The bank and its biggest rivals benefited from renewed confidence among corporations to carry out large mergers and acquisitions.
Globally, megadeals reached $1.26 trillion during the reported quarter, a 40% jump from the same period last year, marking the second-highest third-quarter total on record, according to Dealogic data.
Overall global dealmaking topped $3 trillion in the first nine months of 2025, reaching the highest level since the pandemic peak in 2021, according to Mergermarket data.

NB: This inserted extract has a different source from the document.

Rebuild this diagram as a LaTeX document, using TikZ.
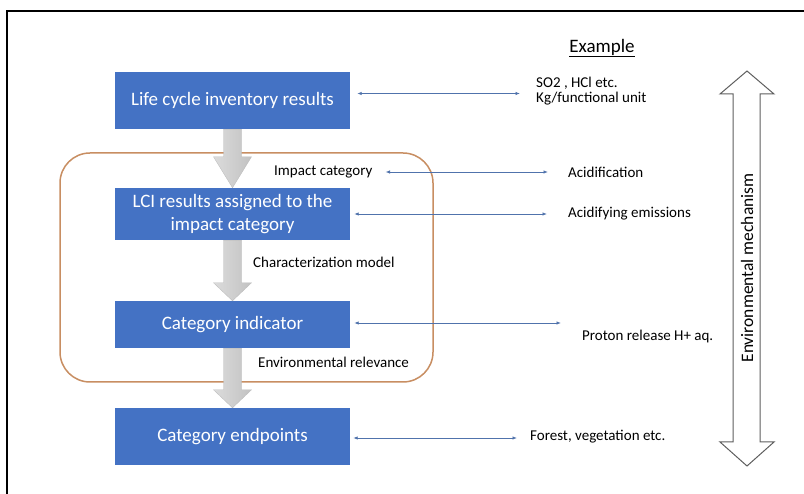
\documentclass[tikz,border=0pt]{standalone}
\usepackage{fontspec}
\setmainfont{Carlito}
\usetikzlibrary{arrows.meta,calc}
\definecolor{boxblue}{RGB}{68,114,196}
\definecolor{frameorange}{RGB}{200,142,98}
\definecolor{linkblue}{RGB}{80,115,172}
\definecolor{bigarrow}{RGB}{95,95,95}
\tikzset{
  stepbox/.style={fill=boxblue, draw=none, text=white, font=\fontsize{19}{23}\selectfont,
    align=center, minimum width=235pt, inner sep=0pt},
  lbl/.style={font=\fontsize{15}{15}\selectfont, anchor=west, inner sep=0pt, align=left},
  link/.style={draw=linkblue, line width=0.8pt,
    {Latex[length=4.5pt,width=3.5pt]}-{Latex[length=4.5pt,width=3.5pt]}},
  grayarrow/.style={left color=gray!28, right color=gray!48, draw=gray!55, line width=0.3pt},
}
\newcommand\garrowdraw[3]{%
  \path[grayarrow] ($(#1.south)+(-9,0)$) -- ($(#2.north)+(-9,-#3)$) -- ($(#2.north)+(-19,-#3)$)
    -- (#2.north) -- ($(#2.north)+(19,-#3)$) -- ($(#2.north)+(9,-#3)$) -- ($(#1.south)+(9,0)$) -- cycle;}
\begin{document}
\begin{tikzpicture}[x=1pt,y=-1pt]
\useasboundingbox (0,0) rectangle (804,494);
\fill[white] (0,0) rectangle (804,494);
% outer frame
\draw[black, line width=1.3pt] (7,494) -- (7,11) -- (804,11);
% group frame
\node[draw=frameorange, line width=1.5pt, rounded corners=30pt, minimum width=373pt,
  minimum height=229pt, inner sep=0pt] (grp) at (246.5,267.5) {};
% boxes
\node[stepbox, minimum height=57pt] (b1) at (232.5,100.5) {Life cycle inventory results};
\node[stepbox, minimum height=52pt] (b2) at (232.5,214) {LCI results assigned to the\\impact category};
\node[stepbox, minimum height=47pt] (b3) at (232.5,324.5) {Category indicator};
\node[stepbox, minimum height=57pt] (b4) at (232.5,436.5) {Category endpoints};
% gray block arrows
\garrowdraw{b1}{b2}{31}
\garrowdraw{b2}{b3}{18}
\garrowdraw{b3}{b4}{18}
% labels
\node[font=\fontsize{19}{22}\selectfont, inner sep=0pt] (ex) at (602,48) {\underline{Example}};
\node[lbl] (so2) at (536,91) {SO2 , HCl etc.\\Kg/functional unit};
\node[lbl] (ic) at (274,172) {Impact category};
\node[lbl] (acid) at (568,172) {Acidification};
\node[lbl] (acem) at (568,214) {Acidifying emissions};
\node[lbl] (cm) at (253,262) {Characterization model};
\node[lbl] (prot) at (582,337) {Proton release H+ aq.};
\node[lbl] (er) at (258,362) {Environmental relevance};
\node[lbl] (forest) at (530,437) {Forest, vegetation etc.};
% link end points
\coordinate (l1a) at ([xshift=7pt,yshift=7pt]b1.east);
\coordinate (l1b) at ([xshift=-16pt]so2.west |- l1a);
\coordinate (l4a) at ([xshift=4pt,yshift=1.5pt]b3.east);
\coordinate (l4b) at ([xshift=-21pt]prot.west |- l4a);
\coordinate (l5a) at ([xshift=3pt,yshift=-1.5pt]b4.east);
\coordinate (l5b) at ([xshift=-13pt]forest.west |- l5a);
% links
\draw[link] (l1a) -- (l1b);
\draw[link] ([xshift=13pt]ic.east) -- ([xshift=-20pt]acid.west);
\draw[link] ([xshift=4pt]b2.east) -- ([xshift=-21pt]acem.west);
\draw[link] (l4a) -- (l4b);
\draw[link] (l5a) -- (l5b);
% environmental mechanism double arrow
\draw[bigarrow, line width=1pt, fill=white, line join=miter]
  (747,71) -- (774,94) -- (760,94) -- (760,442) -- (774,442) -- (747,466)
  -- (720,442) -- (733,442) -- (733,94) -- (720,94) -- cycle;
\node[rotate=90, font=\fontsize{17.5}{20}\selectfont, inner sep=0pt] (em) at (747,268) {Environmental mechanism};
\end{tikzpicture}
\end{document}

Investment banking fees at BofA rose 43% to $2 billion from a year earlier, compared with executives’ earlier forecast for a 10% to 15% increase.
INTEREST INCOME BOOST
Net interest income — or the difference between what the bank earns on loans and pays out on deposits — rose 9% to $15.2 billion in the quarter from a year earlier.
BofA’s management now expects fourth-quarter NII between $15.6 billion and $15.7 billion, up about 8% from a year earlier.
The Federal Reserve’s 25-basis-points cut in September could stoke demand from borrowers. BofA had previously said it expects record net interest income in 2025.
“Strong loan and deposit growth, coupled with effective balance sheet positioning, resulted in record net interest income,” CEO Brian Moynihan said in a statement.
BofA’s stock, however, has underperformed all of its peers as well as the KBW Bank Index so far in 2025.
The second-largest U.S. bank on Wednesday reported a net income of $8.5 billion, or $1.06 per share, in the three months ended September 30. That compares with $6.9 billion, or 81 cents per share, a year earlier.